By Molly Loughman
Rapid advancements in communication technologies have complicated the 60-year-old field of media literacy, and now its role and educational practices are being researched, assessed and developed through a quarter-million-dollar research grant led in part by Emerson College’s School of Communication.
This June, the National Association for Media Literacy Education (NAMLE) launched a $250,000 international research initiative, the Mapping Media Literacy Project, to examine the current state of media literacy education in the United States and Australia. Leading the effort in America is Paul Mihailidis, associate professor of Journalism and graduate program director for Media Design, who explains media literacy is about supporting strong and equitable democracy.

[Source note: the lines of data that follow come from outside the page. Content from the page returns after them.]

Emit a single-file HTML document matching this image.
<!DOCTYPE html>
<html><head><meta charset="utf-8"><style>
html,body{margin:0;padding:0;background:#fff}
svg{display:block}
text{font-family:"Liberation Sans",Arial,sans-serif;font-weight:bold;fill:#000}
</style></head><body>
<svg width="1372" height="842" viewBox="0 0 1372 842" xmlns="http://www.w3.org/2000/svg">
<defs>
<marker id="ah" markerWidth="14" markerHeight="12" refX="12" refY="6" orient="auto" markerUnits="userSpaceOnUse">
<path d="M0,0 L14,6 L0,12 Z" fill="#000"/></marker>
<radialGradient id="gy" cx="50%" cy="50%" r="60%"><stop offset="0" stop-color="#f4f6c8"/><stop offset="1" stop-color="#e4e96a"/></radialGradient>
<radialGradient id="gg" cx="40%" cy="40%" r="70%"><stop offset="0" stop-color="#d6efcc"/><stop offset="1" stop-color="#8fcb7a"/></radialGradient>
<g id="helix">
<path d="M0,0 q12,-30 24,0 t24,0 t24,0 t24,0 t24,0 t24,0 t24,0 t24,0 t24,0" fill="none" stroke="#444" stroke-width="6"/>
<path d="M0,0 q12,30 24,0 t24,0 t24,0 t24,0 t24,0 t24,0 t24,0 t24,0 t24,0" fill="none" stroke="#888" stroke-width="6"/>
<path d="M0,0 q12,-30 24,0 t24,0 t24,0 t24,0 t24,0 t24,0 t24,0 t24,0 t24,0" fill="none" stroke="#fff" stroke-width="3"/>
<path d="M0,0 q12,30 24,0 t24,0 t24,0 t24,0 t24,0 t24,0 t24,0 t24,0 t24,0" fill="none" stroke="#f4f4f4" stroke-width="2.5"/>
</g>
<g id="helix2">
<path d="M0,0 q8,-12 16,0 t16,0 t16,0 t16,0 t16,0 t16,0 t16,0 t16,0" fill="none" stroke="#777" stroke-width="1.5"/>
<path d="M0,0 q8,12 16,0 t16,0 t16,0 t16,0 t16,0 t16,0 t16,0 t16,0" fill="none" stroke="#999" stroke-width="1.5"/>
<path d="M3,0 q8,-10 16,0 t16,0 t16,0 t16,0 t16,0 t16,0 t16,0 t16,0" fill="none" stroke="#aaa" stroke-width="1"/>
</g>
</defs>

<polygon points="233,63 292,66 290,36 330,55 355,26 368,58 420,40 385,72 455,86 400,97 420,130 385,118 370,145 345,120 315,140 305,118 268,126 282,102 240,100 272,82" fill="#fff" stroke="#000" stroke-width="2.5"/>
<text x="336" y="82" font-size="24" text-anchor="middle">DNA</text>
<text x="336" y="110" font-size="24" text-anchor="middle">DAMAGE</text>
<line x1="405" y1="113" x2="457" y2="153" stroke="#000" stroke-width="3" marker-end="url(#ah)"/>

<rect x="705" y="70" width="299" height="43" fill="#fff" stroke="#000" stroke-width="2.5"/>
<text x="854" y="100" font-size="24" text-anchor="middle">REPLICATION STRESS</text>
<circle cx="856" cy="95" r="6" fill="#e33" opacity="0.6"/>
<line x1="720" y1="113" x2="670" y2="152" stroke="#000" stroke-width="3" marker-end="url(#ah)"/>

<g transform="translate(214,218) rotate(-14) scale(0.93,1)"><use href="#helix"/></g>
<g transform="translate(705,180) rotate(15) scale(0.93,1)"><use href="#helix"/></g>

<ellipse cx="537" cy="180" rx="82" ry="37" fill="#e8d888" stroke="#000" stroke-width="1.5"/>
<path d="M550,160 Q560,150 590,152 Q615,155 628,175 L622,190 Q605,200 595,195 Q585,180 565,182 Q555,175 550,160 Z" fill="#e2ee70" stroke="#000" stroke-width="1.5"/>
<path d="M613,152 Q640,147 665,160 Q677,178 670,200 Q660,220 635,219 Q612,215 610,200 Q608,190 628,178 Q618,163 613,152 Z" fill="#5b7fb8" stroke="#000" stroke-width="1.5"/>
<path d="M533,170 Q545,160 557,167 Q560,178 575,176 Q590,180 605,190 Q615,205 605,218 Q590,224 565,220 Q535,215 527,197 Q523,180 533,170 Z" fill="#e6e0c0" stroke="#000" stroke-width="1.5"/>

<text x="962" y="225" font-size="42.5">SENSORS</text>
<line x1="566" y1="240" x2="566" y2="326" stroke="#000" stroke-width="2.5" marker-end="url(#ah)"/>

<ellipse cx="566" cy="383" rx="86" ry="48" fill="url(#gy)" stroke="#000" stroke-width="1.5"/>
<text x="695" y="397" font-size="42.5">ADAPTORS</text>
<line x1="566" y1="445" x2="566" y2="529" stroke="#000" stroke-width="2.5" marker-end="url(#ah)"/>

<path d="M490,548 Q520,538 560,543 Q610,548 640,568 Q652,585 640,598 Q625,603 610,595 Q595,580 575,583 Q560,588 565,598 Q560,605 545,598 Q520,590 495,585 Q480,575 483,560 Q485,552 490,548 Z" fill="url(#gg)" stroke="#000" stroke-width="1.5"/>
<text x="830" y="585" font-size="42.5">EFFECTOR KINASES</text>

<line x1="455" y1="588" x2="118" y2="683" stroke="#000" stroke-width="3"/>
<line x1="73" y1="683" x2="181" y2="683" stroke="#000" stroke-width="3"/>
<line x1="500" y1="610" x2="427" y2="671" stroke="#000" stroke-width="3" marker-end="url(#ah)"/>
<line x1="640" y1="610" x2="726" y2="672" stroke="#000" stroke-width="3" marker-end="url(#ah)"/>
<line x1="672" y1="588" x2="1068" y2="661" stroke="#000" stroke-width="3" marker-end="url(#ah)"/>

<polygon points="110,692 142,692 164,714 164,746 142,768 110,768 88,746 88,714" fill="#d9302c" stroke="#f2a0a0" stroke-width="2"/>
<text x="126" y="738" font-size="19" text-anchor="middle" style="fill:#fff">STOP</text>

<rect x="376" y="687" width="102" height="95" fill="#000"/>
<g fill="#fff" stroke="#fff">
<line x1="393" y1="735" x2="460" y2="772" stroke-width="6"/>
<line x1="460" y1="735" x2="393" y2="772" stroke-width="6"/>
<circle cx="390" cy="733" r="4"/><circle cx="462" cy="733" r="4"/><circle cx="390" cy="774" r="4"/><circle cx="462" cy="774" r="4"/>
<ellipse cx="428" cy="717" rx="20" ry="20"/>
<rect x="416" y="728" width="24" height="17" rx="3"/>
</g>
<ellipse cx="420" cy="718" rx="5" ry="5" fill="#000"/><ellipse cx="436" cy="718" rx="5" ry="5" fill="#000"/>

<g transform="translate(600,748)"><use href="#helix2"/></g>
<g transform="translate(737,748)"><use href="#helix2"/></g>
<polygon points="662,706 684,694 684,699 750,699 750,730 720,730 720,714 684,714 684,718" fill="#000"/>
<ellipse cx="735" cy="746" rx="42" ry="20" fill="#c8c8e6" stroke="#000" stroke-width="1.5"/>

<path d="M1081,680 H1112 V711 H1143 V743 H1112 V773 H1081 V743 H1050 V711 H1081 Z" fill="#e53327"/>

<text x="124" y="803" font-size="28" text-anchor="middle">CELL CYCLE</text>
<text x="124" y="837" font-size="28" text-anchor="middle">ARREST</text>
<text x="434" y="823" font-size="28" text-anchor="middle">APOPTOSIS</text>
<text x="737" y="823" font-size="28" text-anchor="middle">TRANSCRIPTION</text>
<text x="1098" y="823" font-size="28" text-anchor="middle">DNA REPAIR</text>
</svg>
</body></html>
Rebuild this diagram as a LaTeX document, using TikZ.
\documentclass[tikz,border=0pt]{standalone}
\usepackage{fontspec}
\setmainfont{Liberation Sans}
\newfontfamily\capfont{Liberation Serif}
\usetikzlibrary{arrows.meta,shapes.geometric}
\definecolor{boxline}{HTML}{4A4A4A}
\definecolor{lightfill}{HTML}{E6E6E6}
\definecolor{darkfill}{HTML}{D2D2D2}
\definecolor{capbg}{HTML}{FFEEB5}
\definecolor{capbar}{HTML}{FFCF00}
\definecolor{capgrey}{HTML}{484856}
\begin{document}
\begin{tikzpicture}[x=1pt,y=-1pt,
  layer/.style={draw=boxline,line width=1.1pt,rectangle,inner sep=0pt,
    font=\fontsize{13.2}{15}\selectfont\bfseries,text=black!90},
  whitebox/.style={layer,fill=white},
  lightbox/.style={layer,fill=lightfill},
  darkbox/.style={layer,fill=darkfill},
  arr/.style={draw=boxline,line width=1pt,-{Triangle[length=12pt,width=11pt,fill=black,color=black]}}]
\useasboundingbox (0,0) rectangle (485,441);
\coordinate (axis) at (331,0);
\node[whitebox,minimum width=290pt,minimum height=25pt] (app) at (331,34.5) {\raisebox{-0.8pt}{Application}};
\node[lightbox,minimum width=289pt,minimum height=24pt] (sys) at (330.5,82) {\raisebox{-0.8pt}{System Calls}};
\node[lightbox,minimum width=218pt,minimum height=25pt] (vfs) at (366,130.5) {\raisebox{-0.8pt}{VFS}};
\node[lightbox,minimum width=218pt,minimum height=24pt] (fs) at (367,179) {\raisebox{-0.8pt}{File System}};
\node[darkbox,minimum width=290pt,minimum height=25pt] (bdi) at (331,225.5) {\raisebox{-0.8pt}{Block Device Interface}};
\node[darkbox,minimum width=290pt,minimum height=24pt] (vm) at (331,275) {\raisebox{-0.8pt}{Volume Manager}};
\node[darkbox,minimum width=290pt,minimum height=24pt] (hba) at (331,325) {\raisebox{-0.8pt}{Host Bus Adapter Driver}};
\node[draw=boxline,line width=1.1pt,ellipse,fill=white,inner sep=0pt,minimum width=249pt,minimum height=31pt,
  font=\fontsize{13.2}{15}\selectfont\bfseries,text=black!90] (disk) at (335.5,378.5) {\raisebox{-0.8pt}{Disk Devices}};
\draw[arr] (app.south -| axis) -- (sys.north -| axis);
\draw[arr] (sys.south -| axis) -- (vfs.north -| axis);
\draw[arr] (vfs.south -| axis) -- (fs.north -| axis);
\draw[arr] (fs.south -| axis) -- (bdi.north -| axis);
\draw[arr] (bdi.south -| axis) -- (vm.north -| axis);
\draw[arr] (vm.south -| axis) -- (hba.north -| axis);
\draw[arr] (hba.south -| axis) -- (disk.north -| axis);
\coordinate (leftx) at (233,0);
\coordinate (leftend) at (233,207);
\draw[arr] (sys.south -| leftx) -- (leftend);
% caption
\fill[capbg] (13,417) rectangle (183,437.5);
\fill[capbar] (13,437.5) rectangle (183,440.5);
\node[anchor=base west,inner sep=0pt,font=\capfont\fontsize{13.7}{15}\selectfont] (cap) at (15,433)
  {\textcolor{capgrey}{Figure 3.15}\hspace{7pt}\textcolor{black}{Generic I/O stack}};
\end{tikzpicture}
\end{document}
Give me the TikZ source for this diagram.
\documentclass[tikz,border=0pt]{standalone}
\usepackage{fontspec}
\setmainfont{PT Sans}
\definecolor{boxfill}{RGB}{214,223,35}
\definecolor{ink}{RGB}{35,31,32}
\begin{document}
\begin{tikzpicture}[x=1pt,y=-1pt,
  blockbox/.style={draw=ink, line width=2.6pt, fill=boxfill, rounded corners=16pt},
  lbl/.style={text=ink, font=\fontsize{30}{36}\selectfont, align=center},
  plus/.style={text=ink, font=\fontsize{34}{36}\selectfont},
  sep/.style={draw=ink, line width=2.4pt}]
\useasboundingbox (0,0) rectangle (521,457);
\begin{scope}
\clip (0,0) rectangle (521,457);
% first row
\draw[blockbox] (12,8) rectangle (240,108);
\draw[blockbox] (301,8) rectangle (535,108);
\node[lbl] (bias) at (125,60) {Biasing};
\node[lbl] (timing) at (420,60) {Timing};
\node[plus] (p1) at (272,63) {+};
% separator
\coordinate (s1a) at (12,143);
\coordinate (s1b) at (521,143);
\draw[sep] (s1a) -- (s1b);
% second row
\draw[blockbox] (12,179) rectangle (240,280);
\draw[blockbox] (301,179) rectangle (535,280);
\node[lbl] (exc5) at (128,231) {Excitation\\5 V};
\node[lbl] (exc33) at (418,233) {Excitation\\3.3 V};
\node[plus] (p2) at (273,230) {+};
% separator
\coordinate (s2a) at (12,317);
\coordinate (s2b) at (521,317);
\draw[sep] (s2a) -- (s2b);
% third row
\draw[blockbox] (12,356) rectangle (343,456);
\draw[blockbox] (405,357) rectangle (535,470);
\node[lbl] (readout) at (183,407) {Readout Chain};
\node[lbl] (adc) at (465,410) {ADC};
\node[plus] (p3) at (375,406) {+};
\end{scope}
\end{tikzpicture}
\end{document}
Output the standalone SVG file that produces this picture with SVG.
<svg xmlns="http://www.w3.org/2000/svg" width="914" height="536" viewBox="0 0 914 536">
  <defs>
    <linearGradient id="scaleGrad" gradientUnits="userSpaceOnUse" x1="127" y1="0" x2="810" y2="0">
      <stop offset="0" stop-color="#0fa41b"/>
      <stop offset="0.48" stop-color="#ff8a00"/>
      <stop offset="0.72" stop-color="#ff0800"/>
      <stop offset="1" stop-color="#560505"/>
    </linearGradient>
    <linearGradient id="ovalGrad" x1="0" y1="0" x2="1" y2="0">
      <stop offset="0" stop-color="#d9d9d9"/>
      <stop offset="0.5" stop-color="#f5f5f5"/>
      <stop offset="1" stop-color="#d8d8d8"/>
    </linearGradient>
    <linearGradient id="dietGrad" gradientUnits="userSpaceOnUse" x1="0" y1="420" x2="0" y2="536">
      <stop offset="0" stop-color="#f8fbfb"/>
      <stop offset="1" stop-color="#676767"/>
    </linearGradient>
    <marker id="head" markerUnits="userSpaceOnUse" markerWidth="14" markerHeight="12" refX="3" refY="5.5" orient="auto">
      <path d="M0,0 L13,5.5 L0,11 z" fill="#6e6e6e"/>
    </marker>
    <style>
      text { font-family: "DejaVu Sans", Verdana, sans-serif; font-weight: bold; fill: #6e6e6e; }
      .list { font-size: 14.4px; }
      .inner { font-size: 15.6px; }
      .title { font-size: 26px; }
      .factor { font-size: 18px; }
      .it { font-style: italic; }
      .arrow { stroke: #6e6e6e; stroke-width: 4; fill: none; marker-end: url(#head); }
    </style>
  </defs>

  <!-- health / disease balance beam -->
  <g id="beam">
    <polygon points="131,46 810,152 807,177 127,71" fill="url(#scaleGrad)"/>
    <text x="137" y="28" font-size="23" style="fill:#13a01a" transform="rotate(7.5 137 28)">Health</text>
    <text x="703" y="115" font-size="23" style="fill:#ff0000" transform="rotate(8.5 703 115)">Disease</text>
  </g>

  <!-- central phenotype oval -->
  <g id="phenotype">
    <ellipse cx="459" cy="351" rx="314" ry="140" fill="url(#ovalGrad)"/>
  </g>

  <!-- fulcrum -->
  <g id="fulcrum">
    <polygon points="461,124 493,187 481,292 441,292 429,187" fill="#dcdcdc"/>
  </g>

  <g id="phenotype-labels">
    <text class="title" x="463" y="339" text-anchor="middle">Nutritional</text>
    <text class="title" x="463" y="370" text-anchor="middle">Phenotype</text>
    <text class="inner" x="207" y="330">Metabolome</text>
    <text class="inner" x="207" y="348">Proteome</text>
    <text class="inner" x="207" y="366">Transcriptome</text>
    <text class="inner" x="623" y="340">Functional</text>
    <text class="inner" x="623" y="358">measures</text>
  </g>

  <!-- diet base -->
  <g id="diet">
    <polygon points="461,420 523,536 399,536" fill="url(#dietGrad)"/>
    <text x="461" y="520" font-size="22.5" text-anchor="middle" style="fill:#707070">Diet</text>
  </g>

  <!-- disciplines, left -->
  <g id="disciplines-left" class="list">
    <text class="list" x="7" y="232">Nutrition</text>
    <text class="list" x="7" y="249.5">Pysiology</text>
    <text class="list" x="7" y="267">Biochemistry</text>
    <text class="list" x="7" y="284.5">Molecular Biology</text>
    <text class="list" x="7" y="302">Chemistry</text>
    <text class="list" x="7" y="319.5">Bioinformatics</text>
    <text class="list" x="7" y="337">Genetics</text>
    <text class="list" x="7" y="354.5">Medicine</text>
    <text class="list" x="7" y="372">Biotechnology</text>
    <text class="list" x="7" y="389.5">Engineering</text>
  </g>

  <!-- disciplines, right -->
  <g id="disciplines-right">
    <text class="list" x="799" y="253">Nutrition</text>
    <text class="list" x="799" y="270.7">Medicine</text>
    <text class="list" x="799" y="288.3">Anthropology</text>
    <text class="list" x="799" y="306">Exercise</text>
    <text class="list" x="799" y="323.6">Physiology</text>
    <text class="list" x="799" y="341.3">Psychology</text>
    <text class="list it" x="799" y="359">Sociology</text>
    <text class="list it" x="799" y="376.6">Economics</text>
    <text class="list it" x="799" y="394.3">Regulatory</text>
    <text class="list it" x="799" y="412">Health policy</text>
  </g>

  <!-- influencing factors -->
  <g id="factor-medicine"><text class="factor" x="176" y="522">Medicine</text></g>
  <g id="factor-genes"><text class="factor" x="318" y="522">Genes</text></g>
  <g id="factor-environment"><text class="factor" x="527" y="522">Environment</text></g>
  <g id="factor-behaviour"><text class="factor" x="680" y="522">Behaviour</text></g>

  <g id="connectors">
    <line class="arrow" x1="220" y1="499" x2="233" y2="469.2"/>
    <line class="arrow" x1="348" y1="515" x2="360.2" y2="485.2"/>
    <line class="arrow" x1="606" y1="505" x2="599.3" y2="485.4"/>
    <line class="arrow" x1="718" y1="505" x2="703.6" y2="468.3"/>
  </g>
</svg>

“The U.S. doesn’t have any national media literacy learning pedagogy or curriculum,” says Mihailidis. “It has guidelines and federal resources, but our plan is to provide cohesive and … inclusive research, a set of data, resource guide, principles and practices that anyone — whether they’re in public education or community stakeholders, activists, or policymakers — might be able to look at and ask themselves about their processes they’re using, and if it with inclusivity and equity.”
According to NAMLE, media literacy is the ability to access, analyze, evaluate, create, and act using all forms of communication — crucial skills for participation in civic life. The demand for media literacy to be further integrated into the American educational system continues to mount with advancing media technology, says Mihailidis — also director of the Salzburg Academy on Media & Global Change, a program that annually gathers scholars and students from around the world to investigate media and global citizenship.
“It’s important because the media is the foundational way that we participate in democracy. If we don’t have a citizenry that understands and is able to use the media to participate in democracy effectively, then our democracy is weakened.”
He explains that in order to strengthen its role in democracy, media literacy needs to be more aligned with antiracist practices around equity and social justice. “Some of the most media-literate folks around could be ones perpetuating negative or harmful media campaigns,” he adds.
In his role as the U.S. research director, Mihailidis has recruited and will lead a diverse team of research, policy, and practice professionals. For the next year, half of the grant will go towards advancing America’s current and future media literacy programming development, investments, and policymaking nationwide.
The research team will present findings for the Mapping Media Literacy Project at NAMLE’s National Media Literacy Conference in July 2021. Initial support for this media literacy advancement research project is made possible through a grant from Facebook.
“I think it’s big for Emerson to be able to lead a national project like this,” says Mihailidis. “It shows Emerson is leading in a lot of these dynamic approaches to creative media pedagogies and this is the next step for the college to be seen as a leader in media, equity and pedagogy — so that’s pretty cool.”
The project will take place in three phases, ending in summer 2021.
- Phase One (June 2020 — October 2020) Identify indicators for impactful media literacy practice.
- Phase Two (October 2020 — March 2021) Depending on COVID-19 restrictions, visit schools and communities to map indicators and impactful practices into different learning ecosystems
- Phase Three (March 2021 — July 2021) Compose a public guide / interactive roadmap to help people reference their media literacy work to see how it aligns with what the research team considers impactful practices.
U.S. research associates include Melissa Tully, associate professor, School of Journalism and Mass Communication, University of Iowa; and Dr. Srivi Ramasubramanian, Presidential Impact Fellow and professor of communication, Texas A&M University.
The Australian research team will be led by Tanya Notley, senior lecturer at the School of Humanities and Communication Arts and the Institute for Culture and Society, Western Sydney University. Australia research associates are Michael Dezuanni, associate professor and associate director of Digital Media Research Centre at the Queensland University of Technology, along with Sora Park, associate professor and associate dean at the faculty of Arts & Design at the University of Canberra.
The project manager is Sherri Hope Culver, associate professor at Temple University and Director of the Center for Media and Information Literacy.